Von Johannes Feichtinger

In den öffentlichen Debatten um eine spezifische politische Kultur Europas tauchen wieder längst überwunden geglaubte Vorstellungen auf: So werden in den Bemühungen, Europa als einen kulturell homogenen Raum zu konstruieren, wieder nationale Traditionen aufgegriffen. Zu diesem Zweck wird insbesondere auch auf verbindliche europäische Wertvorstellungen rekurriert.

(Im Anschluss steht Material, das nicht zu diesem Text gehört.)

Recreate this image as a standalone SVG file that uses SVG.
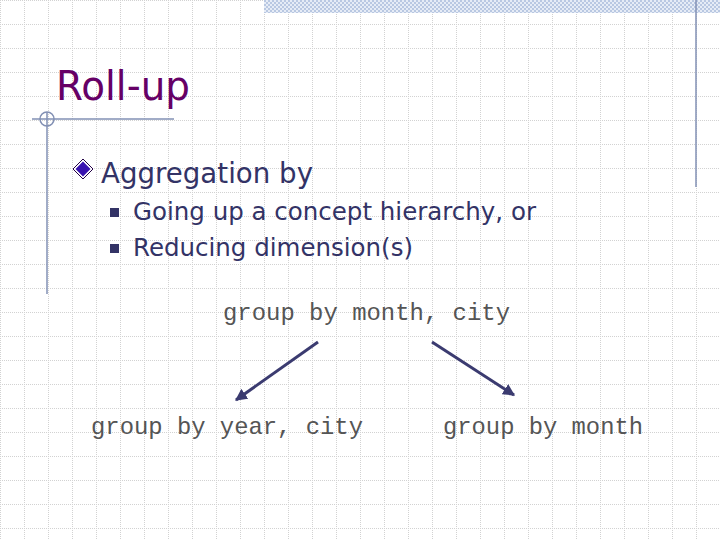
<svg xmlns="http://www.w3.org/2000/svg" width="720" height="540" viewBox="0 0 720 540">
<defs>
<pattern id="grid" x="0" y="0" width="24" height="24" patternUnits="userSpaceOnUse">
<path d="M0 0.5H24M0.5 0V24" stroke="#d2d2d2" stroke-width="1" stroke-dasharray="1 1" fill="none"/>
</pattern>
<pattern id="check" x="0" y="0" width="4" height="4" patternUnits="userSpaceOnUse">
<rect width="4" height="4" fill="#e6ecf6"/>
<rect width="2" height="2" fill="#b9c8e2"/>
<rect x="2" y="2" width="2" height="2" fill="#b9c8e2"/>
</pattern>
<marker id="ah" viewBox="0 0 10 10" refX="9" refY="5" markerWidth="4" markerHeight="4" orient="auto" markerUnits="strokeWidth">
<path d="M0 0L10 5L0 10z" fill="#3b3b70"/>
</marker>
<style>
.title{font-family:"DejaVu Sans",Verdana,sans-serif;font-size:40px;fill:#660066}
.l1{font-family:"DejaVu Sans",Verdana,sans-serif;font-size:28px;fill:#333366}
.l2{font-family:"DejaVu Sans",Verdana,sans-serif;font-size:24px;fill:#333366}
.mono{font-family:"Liberation Mono","Courier New",monospace;font-size:24px;fill:#555555}
.deco{stroke:#8290b4;stroke-width:1.5;fill:none}
.conn{stroke:#3b3b70;stroke-width:3;fill:none;marker-end:url(#ah)}
</style>
</defs>
<rect width="720" height="540" fill="#ffffff"/>
<rect width="720" height="540" fill="url(#grid)"/>
<rect x="264" y="0" width="456" height="13" fill="url(#check)"/>
<g id="decor">
<line class="deco" x1="696" y1="0" x2="696" y2="187"/>
<line class="deco" x1="32" y1="119" x2="174" y2="119"/>
<line class="deco" x1="47" y1="112" x2="47" y2="294"/>
<circle class="deco" cx="47" cy="119" r="7" stroke-width="1"/>
</g>
<g id="title"><text class="title" x="56" y="100" textLength="134" lengthAdjust="spacingAndGlyphs">Roll-up</text></g>
<g id="bullets">
<path d="M83 159L93 169L83 179L73 169Z" fill="#ffffff" stroke="#220044" stroke-width="1"/>
<path d="M83 161.5L90.5 169L83 176.5L75.5 169Z" fill="#3a14b0"/>
<text class="l1" x="101" y="183" textLength="212" lengthAdjust="spacingAndGlyphs">Aggregation by</text>
<rect x="110" y="208" width="9" height="9" fill="#333366"/>
<text class="l2" x="133" y="220" textLength="403" lengthAdjust="spacingAndGlyphs">Going up a concept hierarchy, or</text>
<rect x="110" y="244" width="9" height="9" fill="#333366"/>
<text class="l2" x="133" y="256" textLength="280" lengthAdjust="spacingAndGlyphs">Reducing dimension(s)</text>
</g>
<g id="n_month_city"><text class="mono" x="223" y="320" textLength="287" lengthAdjust="spacingAndGlyphs">group by month, city</text></g>
<g id="n_year_city"><text class="mono" x="91" y="434" textLength="272" lengthAdjust="spacingAndGlyphs">group by year, city</text></g>
<g id="n_month"><text class="mono" x="443" y="434" textLength="200" lengthAdjust="spacingAndGlyphs">group by month</text></g>
<g id="connectors">
<line class="conn" x1="318" y1="342" x2="236" y2="400"/>
<line class="conn" x1="432" y1="342" x2="514" y2="395"/>
</g>
</svg>
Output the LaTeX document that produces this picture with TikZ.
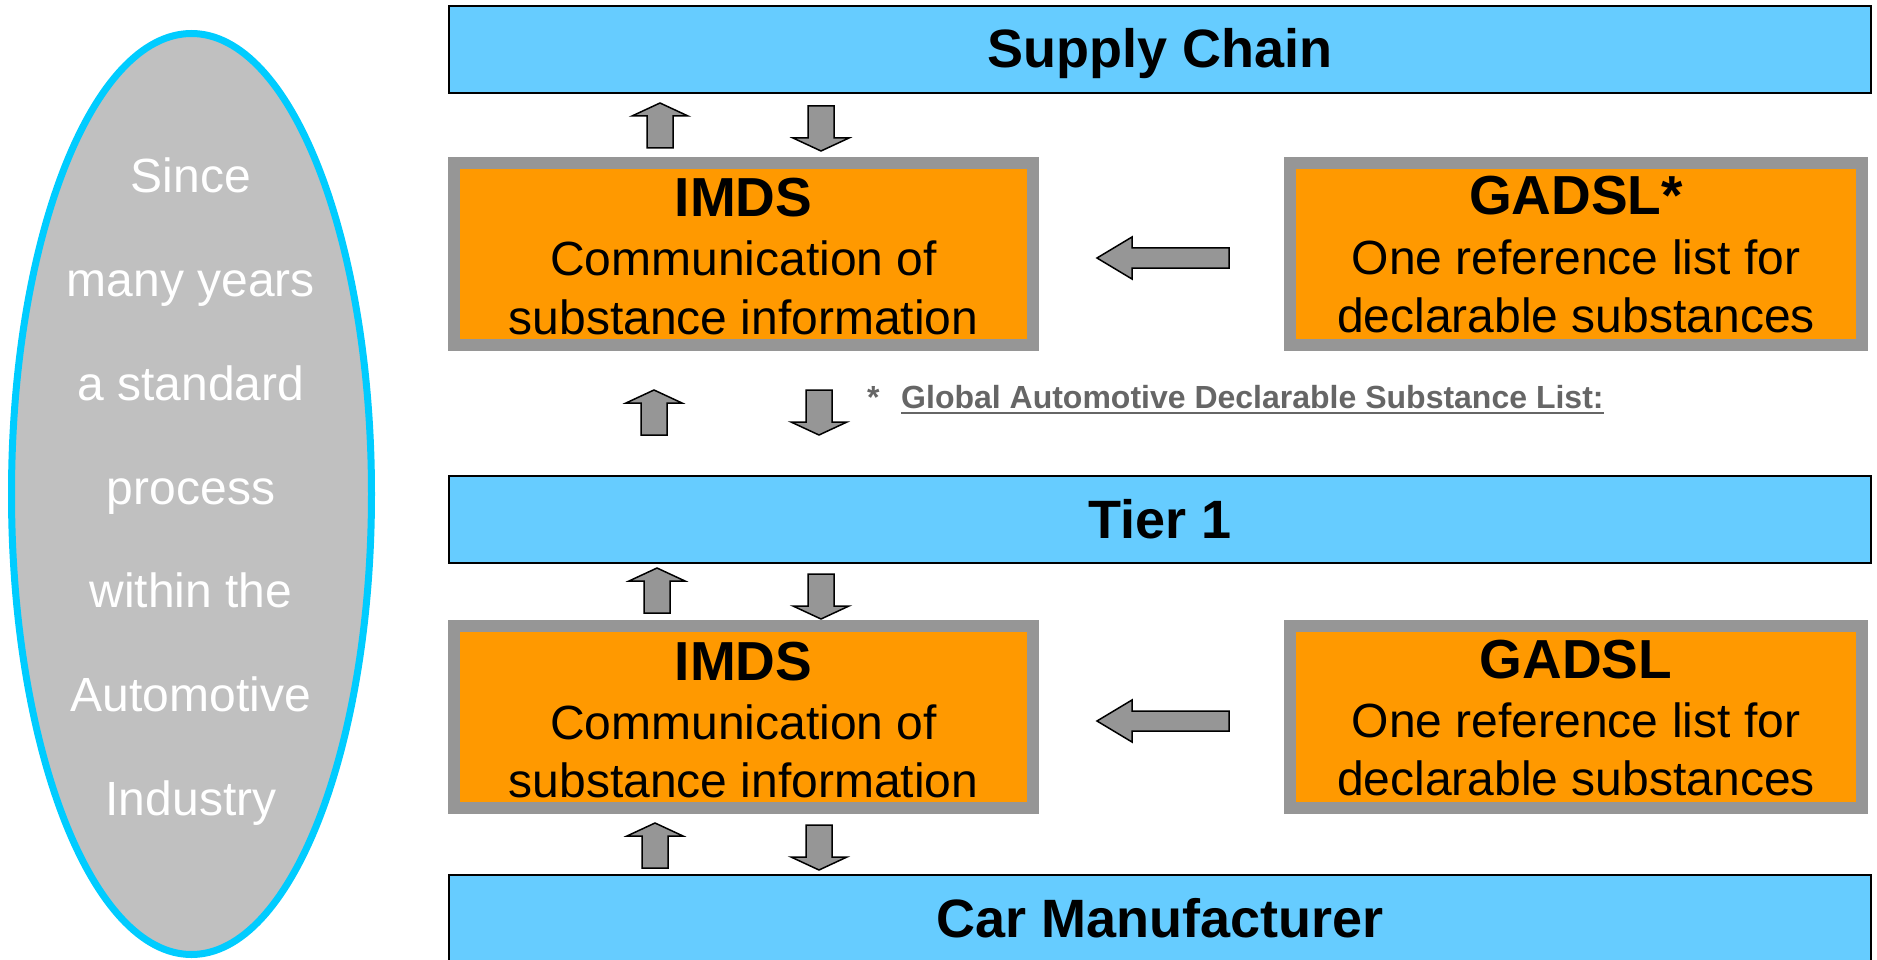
\documentclass[tikz,border=0pt]{standalone}
\usepackage{fontspec}
\setmainfont{Liberation Sans}
\usetikzlibrary{shapes.geometric}
\definecolor{boxblue}{HTML}{66CCFF}
\definecolor{boxorange}{HTML}{FF9900}
\definecolor{boxgray}{HTML}{969696}
\definecolor{ellgray}{HTML}{C0C0C0}
\definecolor{ellcyan}{HTML}{00CCFF}
\definecolor{notegray}{HTML}{666666}
\definecolor{arrowgray}{HTML}{969696}
\begin{document}
\begin{tikzpicture}[x=1pt,y=-1pt,
  bluebox/.style={draw=black, line width=2pt, fill=boxblue, minimum width=1422pt, minimum height=87pt, inner sep=0pt, outer sep=0pt},
  orangebox/.style={draw=boxgray, line width=12pt, fill=boxorange, minimum height=182pt, inner sep=0pt, outer sep=0pt},
  titletext/.style={anchor=base, inner sep=0pt, font=\fontsize{54}{60}\selectfont\bfseries},
  headtext/.style={anchor=base, inner sep=0pt, font=\fontsize{55}{60}\selectfont\bfseries},
  bodytext/.style={anchor=base, inner sep=0pt, font=\fontsize{48}{58}\selectfont},
  elltext/.style={anchor=base, inner sep=0pt, text=white, font=\fontsize{48}{58}\selectfont},
  notetext/.style={anchor=base west, inner sep=0pt, text=notegray, font=\fontsize{32}{36}\selectfont\bfseries},
  arrowstyle/.style={draw=black, line width=1.5pt, fill=arrowgray, line join=miter},
  uparr/.pic={\draw[arrowstyle] (0,0) -- (28,13) -- (13,13) -- (13,45) -- (-13,45) -- (-13,13) -- (-28,13) -- cycle;},
  leftarr/.pic={\draw[arrowstyle] (0,0) -- (35,-21) -- (35,-10) -- (132,-10) -- (132,10) -- (35,10) -- (35,21) -- cycle;}
]
\useasboundingbox (0,0) rectangle (1877,960);

% left ellipse
\node[ellipse, draw=ellcyan, line width=7pt, fill=ellgray, minimum width=360pt, minimum height=921pt, inner sep=0pt] (ell) at (191.5,494) {};
\foreach \t [count=\i from 0] in {Since, many years, a standard, process, within the, Automotive, Industry}
  \node[elltext] (ell\i) at (191,{193+103.7*\i}) {\t};

% blue bars
\node[bluebox] (sc) at (1160,49.5) {};
\node[titletext] (sctext) at (1160,68) {Supply Chain};
\node[bluebox] (tier) at (1160,519) {};
\node[titletext] (tiertext) at (1160,538) {Tier 1};
\node[bluebox] (cm) at (1160,918.5) {};
\node[titletext] (cmtext) at (1160,937.5) {Car Manufacturer};

% orange boxes
\node[orangebox, minimum width=579pt] (imds1) at (743.5,254) {};
\node[headtext] (imds1a) at (743.5,217) {IMDS};
\node[bodytext] (imds1b) at (743.5,276) {Communication of};
\node[bodytext] (imds1c) at (743.5,334) {substance information};

\node[orangebox, minimum width=572pt] (gadsl1) at (1576,254) {};
\node[headtext] (gadsl1a) at (1576,215) {GADSL*};
\node[bodytext] (gadsl1b) at (1576,274) {One reference list for};
\node[bodytext] (gadsl1c) at (1576,332) {declarable substances};

\node[orangebox, minimum width=579pt] (imds2) at (743.5,717) {};
\node[headtext] (imds2a) at (743.5,680) {IMDS};
\node[bodytext] (imds2b) at (743.5,739) {Communication of};
\node[bodytext] (imds2c) at (743.5,797) {substance information};

\node[orangebox, minimum width=572pt] (gadsl2) at (1576,717) {};
\node[headtext] (gadsl2a) at (1576,678) {GADSL};
\node[bodytext] (gadsl2b) at (1576,737) {One reference list for};
\node[bodytext] (gadsl2c) at (1576,795) {declarable substances};

% footnote
\node[notetext] (star) at (867,408) {*};
\node[notetext] (note) at (901,408) {Global Automotive Declarable Substance List:};
\draw[notegray, line width=2pt] ([yshift=-5pt]note.base west) -- ([yshift=-5pt]note.base east);

% block arrows
\pic at (660,103) {uparr};
\pic[rotate=180] at (821,151) {uparr};
\pic at (654,390) {uparr};
\pic[rotate=180] at (819,435) {uparr};
\pic at (657,568) {uparr};
\pic[rotate=180] at (821,619) {uparr};
\pic at (655,823) {uparr};
\pic[rotate=180] at (819,870) {uparr};
\pic at (1097,258) {leftarr};
\pic at (1097,721) {leftarr};
\end{tikzpicture}
\end{document}
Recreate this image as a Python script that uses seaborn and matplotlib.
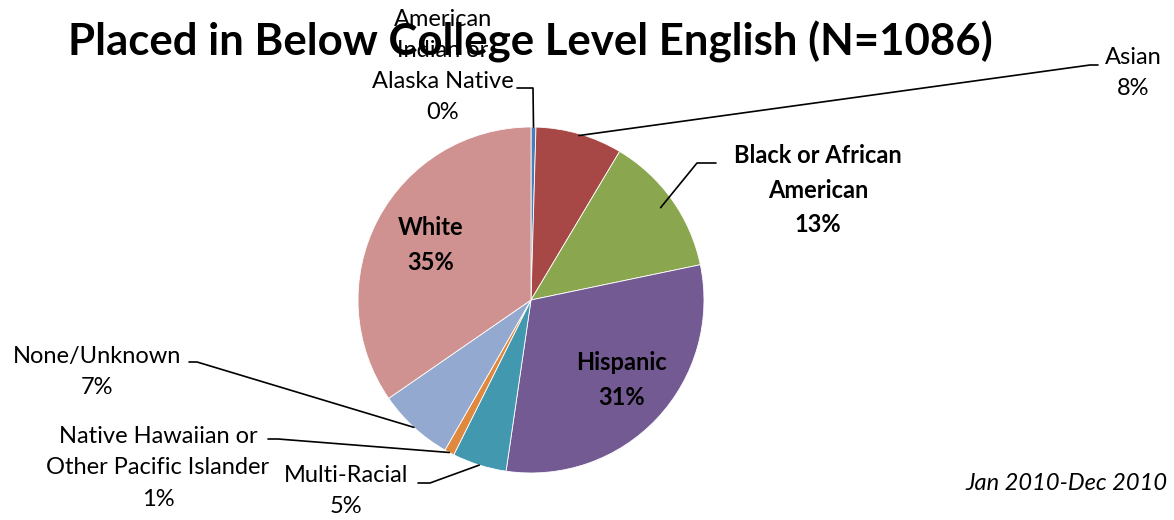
import seaborn as sns
import matplotlib.pyplot as plt
import numpy as np

# counts per group (N=1086)
groups = ["American\nIndian or\nAlaska Native", "Asian", "Black or African\nAmerican",
          "Hispanic", "Multi-Racial", "Native Hawaiian or\nOther Pacific Islander",
          "None/Unknown", "White"]
counts = [5, 88, 143, 332, 55, 10, 77, 376]
colors = ["#4a7ebb", "#a84846", "#8aa64e", "#735a92", "#4198af", "#e0883e", "#93a9cf", "#d09290"]
bold_groups = ["Black or African\nAmerican", "Hispanic", "White"]

sns.set_style("white")
plt.rcParams['font.family'] = ['Lato', 'DejaVu Sans']
plt.rcParams['text.color'] = 'black'

fig = plt.figure(figsize=(11.74, 5.2), dpi=100)
# pie centre at (531, 300) px, radius 173 px
cx, cy, r = 531, 300, 173
ax = fig.add_axes([(cx - r) / 1174, (520 - cy - r) / 520, 2 * r / 1174, 2 * r / 520])
wedges, _ = ax.pie(counts, colors=colors, startangle=90, counterclock=False,
                   wedgeprops=dict(linewidth=0.6, edgecolor="white"))
ax.set_xlim(-1, 1)
ax.set_ylim(-1, 1)
ax.axis("off")

total = sum(counts)
pcts = ["{:.0f}%".format(c / total * 100) for c in counts]


def px(x, y):
    return (x - cx) / r, (cy - y) / r


# label layout: text centre (px), elbow and end of leader (px), anchor radius
layout = {
    0: dict(text=(443, 66), pts=[(533, 88), (517, 88)], ar=1.0),
    1: dict(text=(1133, 73), pts=[(1090, 65), (1098, 65)], ar=0.99),
    2: dict(text=(818, 190), pts=[(697, 163), (716, 163)], ar=0.92),
    3: dict(text=(622, 380), pts=None, ar=None),
    4: dict(text=(346, 491), pts=[(430, 483), (418, 483)], ar=1.0),
    5: dict(text=(158, 468), pts=[(278, 439), (268, 439)], ar=1.0),
    6: dict(text=(97, 372), pts=[(197, 362), (189, 362)], ar=1.0),
    7: dict(text=(431, 245), pts=None, ar=None),
}

for i, w in enumerate(wedges):
    lay = layout[i]
    weight = "bold" if groups[i] in bold_groups else "normal"
    tx, ty = px(*lay["text"])
    ax.text(tx, ty, groups[i] + "\n" + pcts[i], ha="center", va="center",
            fontsize=17, fontweight=weight, linespacing=1.6, clip_on=False)
    if lay["pts"] is not None:
        mid = np.deg2rad((w.theta1 + w.theta2) / 2)
        ax_x, ax_y = lay["ar"] * np.cos(mid), lay["ar"] * np.sin(mid)
        xs = [ax_x] + [px(*p)[0] for p in lay["pts"]]
        ys = [ax_y] + [px(*p)[1] for p in lay["pts"]]
        ax.plot(xs, ys, color="black", lw=1.2, clip_on=False)

fig.text(530 / 1174, 1 - 42 / 520, "Placed in Below College Level English (N=1086)",
         ha="center", va="center", fontsize=31.5, fontweight="bold")
fig.text(1168 / 1174, 1 - 483 / 520, "Jan 2010-Dec 2010", ha="right", va="center",
         fontsize=17, fontstyle="italic")

fig.savefig("out.png", dpi=100)
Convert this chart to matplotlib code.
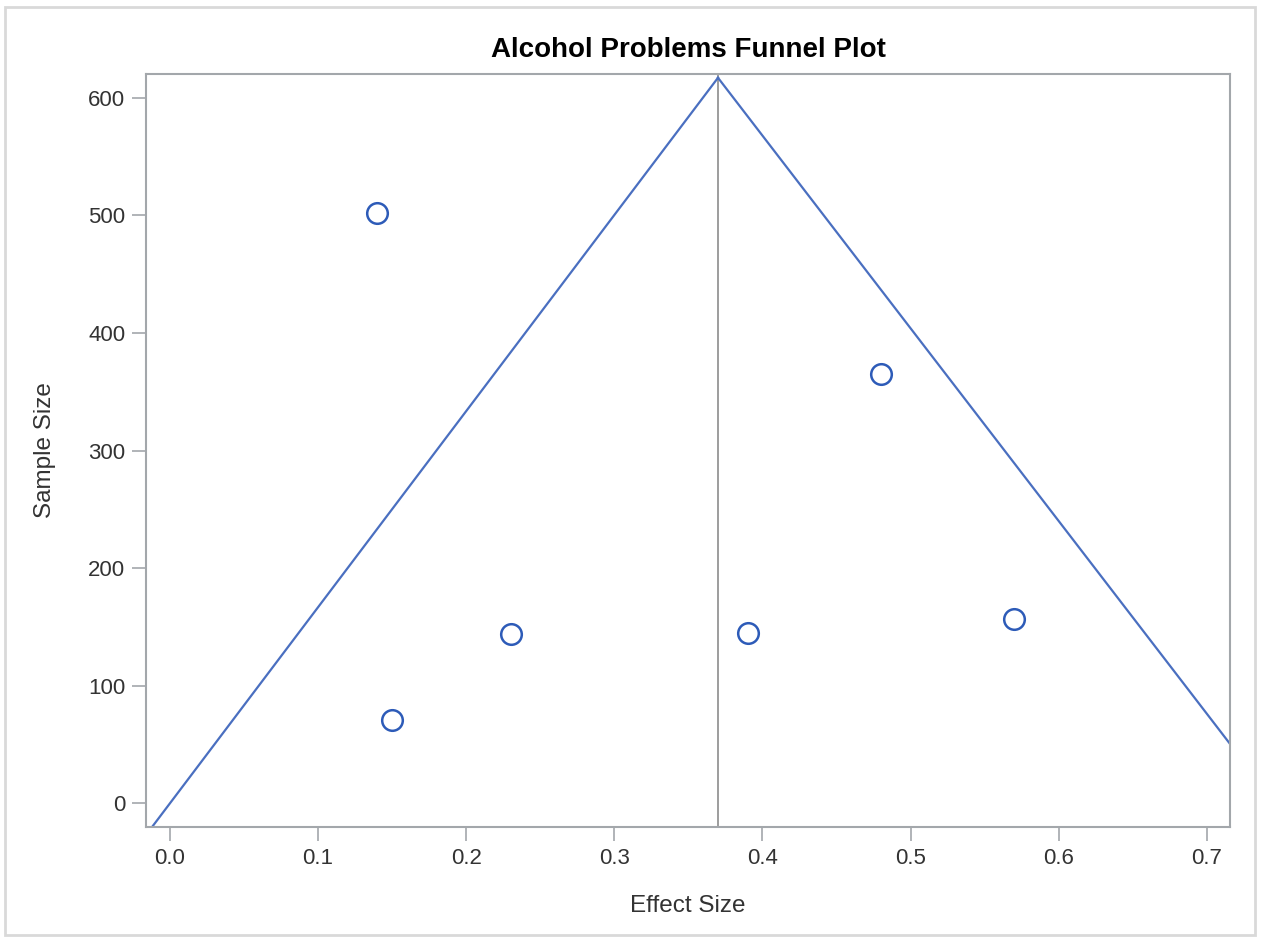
import matplotlib.pyplot as plt
from matplotlib.patches import Rectangle

# study effect sizes and sample sizes
effect = [0.14, 0.15, 0.23, 0.39, 0.48, 0.57]
sample = [502, 71, 144, 145, 365, 157]

# funnel edges and pooled estimate
mean_effect = 0.37
left_x = [-0.012, 0.37]
left_y = [-20, 617]
right_x = [0.37, 0.716]
right_y = [617, 50]

xticks = [0.0, 0.1, 0.2, 0.3, 0.4, 0.5, 0.6, 0.7]
yticks = [0, 100, 200, 300, 400, 500, 600]

axis_col = '#a3a7ab'
text_col = '#333333'
line_col = '#4a6fc0'
mark_col = '#2d5bb8'

plt.rcParams["font.family"] = ["Liberation Sans", "DejaVu Sans"]

fig = plt.figure(figsize=(12.62, 9.42), dpi=100)
ax = fig.add_axes([146 / 1262, 1 - 827 / 942, (1230 - 146) / 1262, (827 - 74) / 942])

# outer frame around the whole graph
fig.patches.append(Rectangle((5 / 1262, 7 / 942), 1250 / 1262, 928 / 942,
                             transform=fig.transFigure, fill=False,
                             edgecolor='#d9d9d9', linewidth=2))

ax.plot(left_x, left_y, color=line_col, linewidth=1.6, zorder=2)
ax.plot(right_x, right_y, color=line_col, linewidth=1.6, zorder=2)
ax.axvline(mean_effect, color='#8c8c8c', linewidth=1.2, zorder=1)
ax.scatter(effect, sample, s=220, facecolor='white', edgecolor=mark_col,
           linewidth=1.8, zorder=3)

ax.set_xlim(-0.0162, 0.7157)
ax.set_ylim(-20.2, 620.2)
ax.set_xticks(xticks)
ax.set_xticklabels(['%.1f' % t for t in xticks])
ax.set_yticks(yticks)

for s in ax.spines.values():
    s.set_color(axis_col)
    s.set_linewidth(1.5)

ax.tick_params(direction='out', length=10, width=1.2, color=axis_col,
               labelcolor=text_col, labelsize=16, pad=5)

ax.set_xlabel('Effect Size', fontsize=17.5, color=text_col, labelpad=19)
ax.set_ylabel('Sample Size', fontsize=17.5, color=text_col, labelpad=23)
ax.set_title('Alcohol Problems Funnel Plot', fontsize=20, fontweight='bold',
             color='black', pad=12)

fig.savefig('out.png', dpi=100, facecolor='white')
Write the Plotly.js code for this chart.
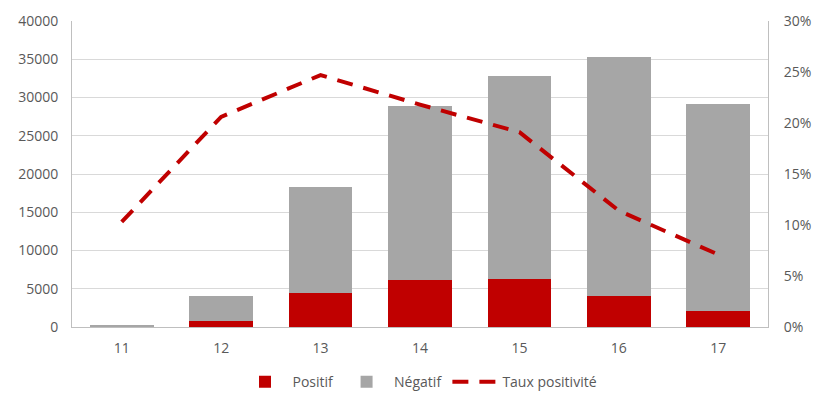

Durch diesen Rekurs auf die kulturellen Werte Europas - Grund- und Menschenrechte, Individualautonomie und Zivilgesellschaft, Demokratie, Gleichberechtigung, Rationalität, Säkularisierung, etc. - werden allerdings universale Prozesse der Moderne zu genuin europäischen Errungenschaften stilisiert.
->   Mehr zur Tagung zur Frage "Was ist europäisch?" (7.11.06)
Was Europa zusammenhält: ...
Dass der Prozess der Modernisierung als europäisches Spezifikum reklamiert wird, und - damit verbunden -, dass dieser Wertediskurs zu Abgrenzung bzw. Abwertung eines nichteuropäischen "Anderen" verwendet wird, ist heute Gegenstand der Kritik von Seiten der Kultur-, Sozial- und Geschichtswissenschaften.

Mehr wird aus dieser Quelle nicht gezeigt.